Diabetes is a chronic condition that affects millions of people worldwide. According to the International Diabetes Federation, India alone had over 73 million individuals living with diabetes in 2017. This number was expected to grow to 134 million people by 2045 led by a rapid growth in prevalence in urban India.
While diabetes is widely known for its impact on overall health, did you know that it can also affect your oral health? That's right, diabetes has a hidden connection to your teeth and gums. In this blog post, we'll explore the relationship between diabetes and oral health and what you can do to protect your smile.
The Connection Between Diabetes and Oral Health
Studies have shown that people with diabetes are at an increased risk for gum disease, tooth decay, and other oral health problems. This is because high blood sugar levels can weaken the immune system, making it harder for the body to fight off bacteria that cause gum disease, infections and other oral health problems. Moreover, the occurrence of gum diseases and dental infections can take longer to heal and even worsen other symptoms of the diabetes.
Higher blood sugar levels result in higher sugar levels in the saliva too. Bacteria present in plaque use this high sugar content in saliva for sustenance. These bacterial infections eventually lead to tooth decay, cavities, and a host of other issues. If the affected tooth is left untreated, a diabetic patient might experience tooth loss.
Additionally, people with uncontrolled diabetes are more likely to experience dry mouth, which can lead to a higher risk of tooth decay and gum disease as well.

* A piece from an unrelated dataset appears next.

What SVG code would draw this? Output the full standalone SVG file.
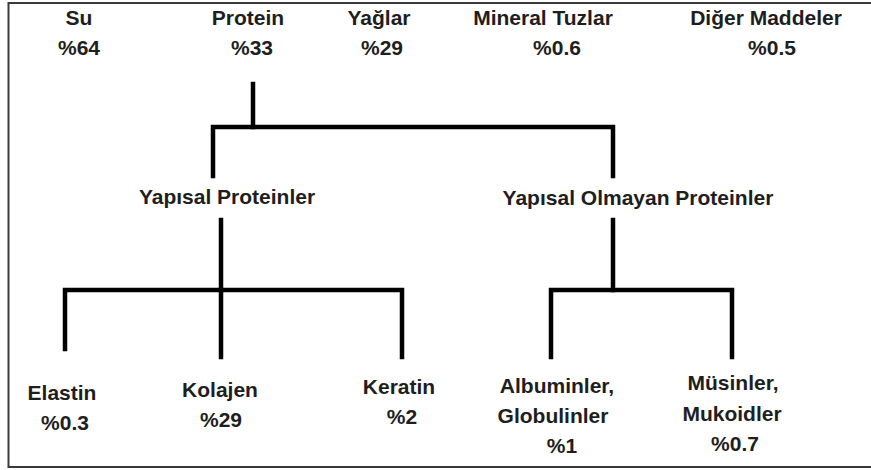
<svg xmlns="http://www.w3.org/2000/svg" width="871" height="470" viewBox="0 0 871 470">
<style>
text{font-family:"Liberation Sans",Arial,sans-serif;font-weight:bold;font-size:21px;fill:#1e1e1e;text-anchor:middle}
.ln{stroke:#000;stroke-width:4.5;fill:none;stroke-linecap:square;stroke-linejoin:miter}
.frame{stroke:#3a3a3a;stroke-width:2;fill:none}
</style>
<rect width="871" height="470" fill="#fff"/>
<path class="frame" d="M875 3 H8.5 V467 H875"/>
<g id="connectors">
<path class="ln" d="M253 84 V127"/>
<path class="ln" d="M213 176 V127 H613 V176"/>
<path class="ln" d="M221 220 V290"/>
<path class="ln" d="M65 349 V290 H402 V357"/>
<path class="ln" d="M221 290 V357"/>
<path class="ln" d="M613 220 V290"/>
<path class="ln" d="M551 357 V290 H732 V357"/>
</g>
<g id="su"><text x="79" y="25">Su</text><text x="79" y="55">%64</text></g>
<g id="protein"><text x="248" y="25">Protein</text><text x="252" y="55">%33</text></g>
<g id="yaglar"><text x="379" y="25">Yağlar</text><text x="382" y="55">%29</text></g>
<g id="mineral"><text x="543" y="25">Mineral Tuzlar</text><text x="557" y="55">%0.6</text></g>
<g id="diger"><text x="766" y="25">Diğer Maddeler</text><text x="772" y="55">%0.5</text></g>
<g id="yapisal"><text x="227" y="204">Yapısal Proteinler</text></g>
<g id="yapisal-olmayan"><text x="638" y="205">Yapısal Olmayan Proteinler</text></g>
<g id="elastin"><text x="62" y="400">Elastin</text><text x="65" y="430">%0.3</text></g>
<g id="kolajen"><text x="220" y="397">Kolajen</text><text x="221" y="427">%29</text></g>
<g id="keratin"><text x="399" y="394">Keratin</text><text x="402" y="424">%2</text></g>
<g id="albuminler"><text x="557" y="393">Albuminler,</text><text x="553" y="423">Globulinler</text><text x="562" y="453">%1</text></g>
<g id="musinler"><text x="733" y="390">Müsinler,</text><text x="732" y="421">Mukoidler</text><text x="735" y="451">%0.7</text></g>
</svg>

Symptoms of Diabetes and Oral Health
Oral manifestations of diabetes are varied but prominent. Let us have a look at some common symptoms of oral health problems and diabetes.
- Xerostomia – usually referred to as dryness of the mouth.
- Delayed wound healing – impaired healing of wounds or ulcers in the mouth.
- Increased severity of infection in mouth – diabetes might result in increased rates of incidence as well as severity of oral infections.
- Parotid salivary gland enlargement – “Parotitis” is the medical term for a swollen parotid gland. Your parotid glands are located on the side of your face, between your ear and your jaw.
- Gingivitis - It is a common gum disease causing irritation, redness and swelling of your gums
- Thrush – Diabetics who take antibiotics are prone to contracting fungal infections in the mouth called thrush.
How to Protect Your Smile if You Have Diabetes
- Control your blood sugar levels. Maintaining good blood sugar control is crucial for overall health, including oral health. Make sure to follow your doctor's instructions and monitor your blood sugar levels regularly.
- Practice good oral hygiene. Brush your teeth twice a day, floss daily, and visit your dentist regularly for cleanings and check-ups. This will help to remove plaque and prevent gum disease. If you wear dentures, clean them daily.
- Stay hydrated. Dry mouth can be a side effect of diabetes, so it's important to drink plenty of water to keep your mouth hydrated.
- Avoid sugary foods and drinks. High sugar intake can lead to tooth decay, so it's important to limit your consumption of sugary foods and drinks.
- Inform your dentist about your diabetes. Your dentist needs to be aware of your diabetes so they can adjust their treatment plan accordingly. They may also be able to provide additional tips and recommendations to help keep your smile healthy.
- Quit smoking.
Check Out Daybreak’s Range of Oral Care Essentials
With an increase in salivary glucose levels among diabetic patients the saccharolytic bacteria in saliva starts decaying tooth and oral tissues. SLS, a surfactant, is added to most commercial toothpastes as a foaming agent. This SLS is also known to be an irritant to the oral tissues. Daybreak Brighten toothpaste is an SLS-free and fluoride-free toothpaste made from a blend of natural and science-based ingredients.
This toothpaste contains:
- Pineapple and papaya enzymes - naturally eliminate tooth stains
- Hydroxyapatite - strengthens the tooth enamel through a process known as remineralization
- Calcium Carbonate – neutralizes plaque acids
In conclusion, diabetes and oral health are connected and it's important to be aware of this relationship to protect your smile. By following good oral hygiene practices and working closely with your healthcare team, you can maintain good oral health despite having diabetes.